## start
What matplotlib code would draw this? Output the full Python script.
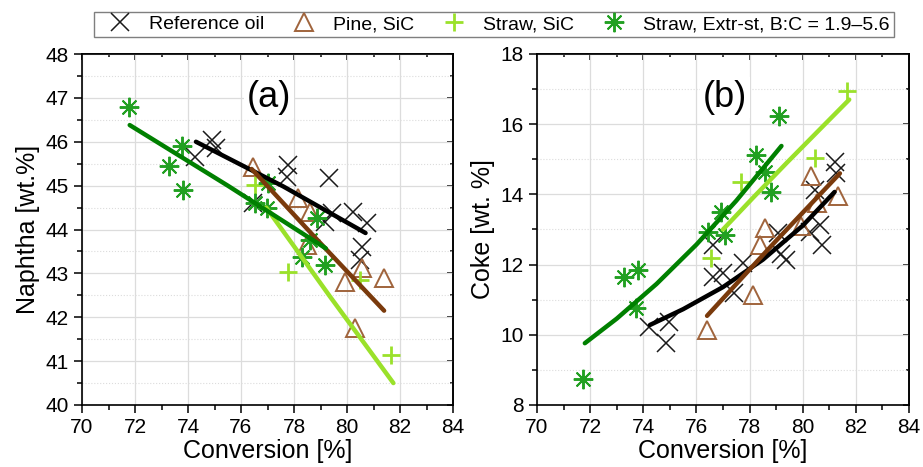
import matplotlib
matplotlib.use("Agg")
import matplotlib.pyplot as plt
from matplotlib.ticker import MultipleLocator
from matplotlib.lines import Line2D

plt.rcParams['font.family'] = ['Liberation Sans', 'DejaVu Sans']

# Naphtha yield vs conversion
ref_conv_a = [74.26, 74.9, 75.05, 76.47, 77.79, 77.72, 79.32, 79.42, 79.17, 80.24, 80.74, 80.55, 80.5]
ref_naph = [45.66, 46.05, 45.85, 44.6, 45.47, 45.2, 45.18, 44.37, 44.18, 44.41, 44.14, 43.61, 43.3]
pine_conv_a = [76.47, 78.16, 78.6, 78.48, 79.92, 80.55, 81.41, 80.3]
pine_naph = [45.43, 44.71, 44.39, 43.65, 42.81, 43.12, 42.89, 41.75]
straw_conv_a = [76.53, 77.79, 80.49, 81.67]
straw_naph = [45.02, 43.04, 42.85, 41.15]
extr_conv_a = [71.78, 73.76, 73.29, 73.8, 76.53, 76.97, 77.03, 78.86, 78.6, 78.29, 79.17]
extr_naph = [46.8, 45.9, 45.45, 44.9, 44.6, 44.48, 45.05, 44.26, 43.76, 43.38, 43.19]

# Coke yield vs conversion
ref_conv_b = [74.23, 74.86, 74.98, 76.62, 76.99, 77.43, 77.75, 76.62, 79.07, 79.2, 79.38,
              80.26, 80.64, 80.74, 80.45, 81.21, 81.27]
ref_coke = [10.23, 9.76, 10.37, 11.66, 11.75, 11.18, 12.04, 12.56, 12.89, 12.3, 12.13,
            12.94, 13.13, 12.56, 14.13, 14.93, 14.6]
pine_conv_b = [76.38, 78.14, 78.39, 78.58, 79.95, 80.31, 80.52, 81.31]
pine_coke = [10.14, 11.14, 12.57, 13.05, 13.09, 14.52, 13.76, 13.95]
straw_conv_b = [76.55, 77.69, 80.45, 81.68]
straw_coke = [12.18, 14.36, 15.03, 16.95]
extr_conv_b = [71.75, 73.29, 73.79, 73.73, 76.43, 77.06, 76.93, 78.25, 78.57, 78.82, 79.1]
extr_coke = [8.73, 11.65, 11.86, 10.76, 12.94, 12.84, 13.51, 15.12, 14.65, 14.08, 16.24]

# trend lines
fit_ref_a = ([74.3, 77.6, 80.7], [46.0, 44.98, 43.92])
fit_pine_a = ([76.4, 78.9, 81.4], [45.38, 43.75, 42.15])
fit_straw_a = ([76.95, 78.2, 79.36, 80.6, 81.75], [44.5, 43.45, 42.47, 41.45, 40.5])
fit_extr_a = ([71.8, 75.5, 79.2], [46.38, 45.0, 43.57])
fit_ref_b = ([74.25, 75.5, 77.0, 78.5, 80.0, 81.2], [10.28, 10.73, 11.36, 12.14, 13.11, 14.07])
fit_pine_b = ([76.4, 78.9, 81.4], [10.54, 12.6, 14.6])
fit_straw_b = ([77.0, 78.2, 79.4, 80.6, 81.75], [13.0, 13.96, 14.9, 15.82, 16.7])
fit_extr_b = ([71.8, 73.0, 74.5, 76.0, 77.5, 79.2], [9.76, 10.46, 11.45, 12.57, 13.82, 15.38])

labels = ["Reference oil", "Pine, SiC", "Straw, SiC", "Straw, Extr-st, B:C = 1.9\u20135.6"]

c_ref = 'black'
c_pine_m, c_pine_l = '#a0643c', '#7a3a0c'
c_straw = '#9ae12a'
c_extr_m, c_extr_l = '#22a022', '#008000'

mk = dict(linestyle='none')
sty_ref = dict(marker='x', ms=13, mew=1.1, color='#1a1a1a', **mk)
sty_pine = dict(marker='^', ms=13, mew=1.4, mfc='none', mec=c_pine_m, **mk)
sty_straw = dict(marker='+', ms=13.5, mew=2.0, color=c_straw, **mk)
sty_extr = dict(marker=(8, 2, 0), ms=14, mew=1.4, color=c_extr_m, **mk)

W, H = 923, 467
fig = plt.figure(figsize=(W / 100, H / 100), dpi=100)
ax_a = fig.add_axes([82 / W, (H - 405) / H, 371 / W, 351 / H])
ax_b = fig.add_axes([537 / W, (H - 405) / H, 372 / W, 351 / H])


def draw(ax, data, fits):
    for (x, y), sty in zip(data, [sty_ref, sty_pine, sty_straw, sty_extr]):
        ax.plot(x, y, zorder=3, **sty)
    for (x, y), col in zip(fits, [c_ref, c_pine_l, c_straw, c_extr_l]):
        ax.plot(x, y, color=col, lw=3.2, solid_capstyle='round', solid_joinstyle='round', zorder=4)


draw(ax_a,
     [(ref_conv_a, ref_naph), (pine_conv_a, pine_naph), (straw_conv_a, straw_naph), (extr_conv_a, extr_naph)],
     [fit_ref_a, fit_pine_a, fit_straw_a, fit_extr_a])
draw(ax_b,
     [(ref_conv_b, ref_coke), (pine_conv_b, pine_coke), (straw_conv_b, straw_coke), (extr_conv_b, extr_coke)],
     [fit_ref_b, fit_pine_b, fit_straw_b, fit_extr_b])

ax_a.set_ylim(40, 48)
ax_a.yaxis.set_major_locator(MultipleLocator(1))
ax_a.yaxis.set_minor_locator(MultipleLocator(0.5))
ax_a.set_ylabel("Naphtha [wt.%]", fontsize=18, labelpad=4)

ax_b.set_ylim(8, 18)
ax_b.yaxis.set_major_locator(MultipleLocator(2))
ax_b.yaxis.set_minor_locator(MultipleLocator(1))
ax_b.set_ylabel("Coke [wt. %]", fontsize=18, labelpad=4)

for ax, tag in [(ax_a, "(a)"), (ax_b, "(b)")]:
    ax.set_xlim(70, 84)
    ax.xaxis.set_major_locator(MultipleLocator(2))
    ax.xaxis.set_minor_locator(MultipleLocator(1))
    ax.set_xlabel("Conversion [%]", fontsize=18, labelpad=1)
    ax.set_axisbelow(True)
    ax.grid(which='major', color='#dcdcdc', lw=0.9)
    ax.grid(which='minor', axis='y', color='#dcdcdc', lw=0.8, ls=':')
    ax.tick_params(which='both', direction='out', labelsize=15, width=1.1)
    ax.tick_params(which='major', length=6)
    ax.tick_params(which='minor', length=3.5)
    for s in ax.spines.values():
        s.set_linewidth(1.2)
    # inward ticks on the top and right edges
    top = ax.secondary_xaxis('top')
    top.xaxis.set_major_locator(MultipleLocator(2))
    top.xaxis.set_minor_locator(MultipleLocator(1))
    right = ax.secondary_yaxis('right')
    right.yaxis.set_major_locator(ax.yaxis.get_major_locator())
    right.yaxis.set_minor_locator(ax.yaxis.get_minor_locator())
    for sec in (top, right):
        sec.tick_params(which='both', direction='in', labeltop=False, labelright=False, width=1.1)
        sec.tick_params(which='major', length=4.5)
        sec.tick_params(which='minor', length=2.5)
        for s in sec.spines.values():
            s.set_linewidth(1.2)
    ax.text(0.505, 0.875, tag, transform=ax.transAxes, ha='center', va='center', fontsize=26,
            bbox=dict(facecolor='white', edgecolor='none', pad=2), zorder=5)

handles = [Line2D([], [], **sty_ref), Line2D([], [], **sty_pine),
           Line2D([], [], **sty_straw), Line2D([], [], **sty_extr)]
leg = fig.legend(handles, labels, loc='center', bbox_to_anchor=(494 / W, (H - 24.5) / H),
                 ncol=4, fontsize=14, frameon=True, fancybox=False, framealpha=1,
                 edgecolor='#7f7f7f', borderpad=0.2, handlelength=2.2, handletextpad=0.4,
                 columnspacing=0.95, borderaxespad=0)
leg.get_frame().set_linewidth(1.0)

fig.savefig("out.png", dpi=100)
## end
**Task requirements**
Skip every picture and transcribe the data above exactly.

**Exercise result**
What matplotlib code would draw this? Output the full Python script.
import matplotlib
matplotlib.use("Agg")
import matplotlib.pyplot as plt
from matplotlib.ticker import MultipleLocator
from matplotlib.lines import Line2D

plt.rcParams['font.family'] = ['Liberation Sans', 'DejaVu Sans']

# Naphtha yield vs conversion
ref_conv_a = [74.26, 74.9, 75.05, 76.47, 77.79, 77.72, 79.32, 79.42, 79.17, 80.24, 80.74, 80.55, 80.5]
ref_naph = [45.66, 46.05, 45.85, 44.6, 45.47, 45.2, 45.18, 44.37, 44.18, 44.41, 44.14, 43.61, 43.3]
pine_conv_a = [76.47, 78.16, 78.6, 78.48, 79.92, 80.55, 81.41, 80.3]
pine_naph = [45.43, 44.71, 44.39, 43.65, 42.81, 43.12, 42.89, 41.75]
straw_conv_a = [76.53, 77.79, 80.49, 81.67]
straw_naph = [45.02, 43.04, 42.85, 41.15]
extr_conv_a = [71.78, 73.76, 73.29, 73.8, 76.53, 76.97, 77.03, 78.86, 78.6, 78.29, 79.17]
extr_naph = [46.8, 45.9, 45.45, 44.9, 44.6, 44.48, 45.05, 44.26, 43.76, 43.38, 43.19]

# Coke yield vs conversion
ref_conv_b = [74.23, 74.86, 74.98, 76.62, 76.99, 77.43, 77.75, 76.62, 79.07, 79.2, 79.38,
              80.26, 80.64, 80.74, 80.45, 81.21, 81.27]
ref_coke = [10.23, 9.76, 10.37, 11.66, 11.75, 11.18, 12.04, 12.56, 12.89, 12.3, 12.13,
            12.94, 13.13, 12.56, 14.13, 14.93, 14.6]
pine_conv_b = [76.38, 78.14, 78.39, 78.58, 79.95, 80.31, 80.52, 81.31]
pine_coke = [10.14, 11.14, 12.57, 13.05, 13.09, 14.52, 13.76, 13.95]
straw_conv_b = [76.55, 77.69, 80.45, 81.68]
straw_coke = [12.18, 14.36, 15.03, 16.95]
extr_conv_b = [71.75, 73.29, 73.79, 73.73, 76.43, 77.06, 76.93, 78.25, 78.57, 78.82, 79.1]
extr_coke = [8.73, 11.65, 11.86, 10.76, 12.94, 12.84, 13.51, 15.12, 14.65, 14.08, 16.24]

# trend lines
fit_ref_a = ([74.3, 77.6, 80.7], [46.0, 44.98, 43.92])
fit_pine_a = ([76.4, 78.9, 81.4], [45.38, 43.75, 42.15])
fit_straw_a = ([76.95, 78.2, 79.36, 80.6, 81.75], [44.5, 43.45, 42.47, 41.45, 40.5])
fit_extr_a = ([71.8, 75.5, 79.2], [46.38, 45.0, 43.57])
fit_ref_b = ([74.25, 75.5, 77.0, 78.5, 80.0, 81.2], [10.28, 10.73, 11.36, 12.14, 13.11, 14.07])
fit_pine_b = ([76.4, 78.9, 81.4], [10.54, 12.6, 14.6])
fit_straw_b = ([77.0, 78.2, 79.4, 80.6, 81.75], [13.0, 13.96, 14.9, 15.82, 16.7])
fit_extr_b = ([71.8, 73.0, 74.5, 76.0, 77.5, 79.2], [9.76, 10.46, 11.45, 12.57, 13.82, 15.38])

labels = ["Reference oil", "Pine, SiC", "Straw, SiC", "Straw, Extr-st, B:C = 1.9\u20135.6"]

c_ref = 'black'
c_pine_m, c_pine_l = '#a0643c', '#7a3a0c'
c_straw = '#9ae12a'
c_extr_m, c_extr_l = '#22a022', '#008000'

mk = dict(linestyle='none')
sty_ref = dict(marker='x', ms=13, mew=1.1, color='#1a1a1a', **mk)
sty_pine = dict(marker='^', ms=13, mew=1.4, mfc='none', mec=c_pine_m, **mk)
sty_straw = dict(marker='+', ms=13.5, mew=2.0, color=c_straw, **mk)
sty_extr = dict(marker=(8, 2, 0), ms=14, mew=1.4, color=c_extr_m, **mk)

W, H = 923, 467
fig = plt.figure(figsize=(W / 100, H / 100), dpi=100)
ax_a = fig.add_axes([82 / W, (H - 405) / H, 371 / W, 351 / H])
ax_b = fig.add_axes([537 / W, (H - 405) / H, 372 / W, 351 / H])


def draw(ax, data, fits):
    for (x, y), sty in zip(data, [sty_ref, sty_pine, sty_straw, sty_extr]):
        ax.plot(x, y, zorder=3, **sty)
    for (x, y), col in zip(fits, [c_ref, c_pine_l, c_straw, c_extr_l]):
        ax.plot(x, y, color=col, lw=3.2, solid_capstyle='round', solid_joinstyle='round', zorder=4)


draw(ax_a,
     [(ref_conv_a, ref_naph), (pine_conv_a, pine_naph), (straw_conv_a, straw_naph), (extr_conv_a, extr_naph)],
     [fit_ref_a, fit_pine_a, fit_straw_a, fit_extr_a])
draw(ax_b,
     [(ref_conv_b, ref_coke), (pine_conv_b, pine_coke), (straw_conv_b, straw_coke), (extr_conv_b, extr_coke)],
     [fit_ref_b, fit_pine_b, fit_straw_b, fit_extr_b])

ax_a.set_ylim(40, 48)
ax_a.yaxis.set_major_locator(MultipleLocator(1))
ax_a.yaxis.set_minor_locator(MultipleLocator(0.5))
ax_a.set_ylabel("Naphtha [wt.%]", fontsize=18, labelpad=4)

ax_b.set_ylim(8, 18)
ax_b.yaxis.set_major_locator(MultipleLocator(2))
ax_b.yaxis.set_minor_locator(MultipleLocator(1))
ax_b.set_ylabel("Coke [wt. %]", fontsize=18, labelpad=4)

for ax, tag in [(ax_a, "(a)"), (ax_b, "(b)")]:
    ax.set_xlim(70, 84)
    ax.xaxis.set_major_locator(MultipleLocator(2))
    ax.xaxis.set_minor_locator(MultipleLocator(1))
    ax.set_xlabel("Conversion [%]", fontsize=18, labelpad=1)
    ax.set_axisbelow(True)
    ax.grid(which='major', color='#dcdcdc', lw=0.9)
    ax.grid(which='minor', axis='y', color='#dcdcdc', lw=0.8, ls=':')
    ax.tick_params(which='both', direction='out', labelsize=15, width=1.1)
    ax.tick_params(which='major', length=6)
    ax.tick_params(which='minor', length=3.5)
    for s in ax.spines.values():
        s.set_linewidth(1.2)
    # inward ticks on the top and right edges
    top = ax.secondary_xaxis('top')
    top.xaxis.set_major_locator(MultipleLocator(2))
    top.xaxis.set_minor_locator(MultipleLocator(1))
    right = ax.secondary_yaxis('right')
    right.yaxis.set_major_locator(ax.yaxis.get_major_locator())
    right.yaxis.set_minor_locator(ax.yaxis.get_minor_locator())
    for sec in (top, right):
        sec.tick_params(which='both', direction='in', labeltop=False, labelright=False, width=1.1)
        sec.tick_params(which='major', length=4.5)
        sec.tick_params(which='minor', length=2.5)
        for s in sec.spines.values():
            s.set_linewidth(1.2)
    ax.text(0.505, 0.875, tag, transform=ax.transAxes, ha='center', va='center', fontsize=26,
            bbox=dict(facecolor='white', edgecolor='none', pad=2), zorder=5)

handles = [Line2D([], [], **sty_ref), Line2D([], [], **sty_pine),
           Line2D([], [], **sty_straw), Line2D([], [], **sty_extr)]
leg = fig.legend(handles, labels, loc='center', bbox_to_anchor=(494 / W, (H - 24.5) / H),
                 ncol=4, fontsize=14, frameon=True, fancybox=False, framealpha=1,
                 edgecolor='#7f7f7f', borderpad=0.2, handlelength=2.2, handletextpad=0.4,
                 columnspacing=0.95, borderaxespad=0)
leg.get_frame().set_linewidth(1.0)

fig.savefig("out.png", dpi=100)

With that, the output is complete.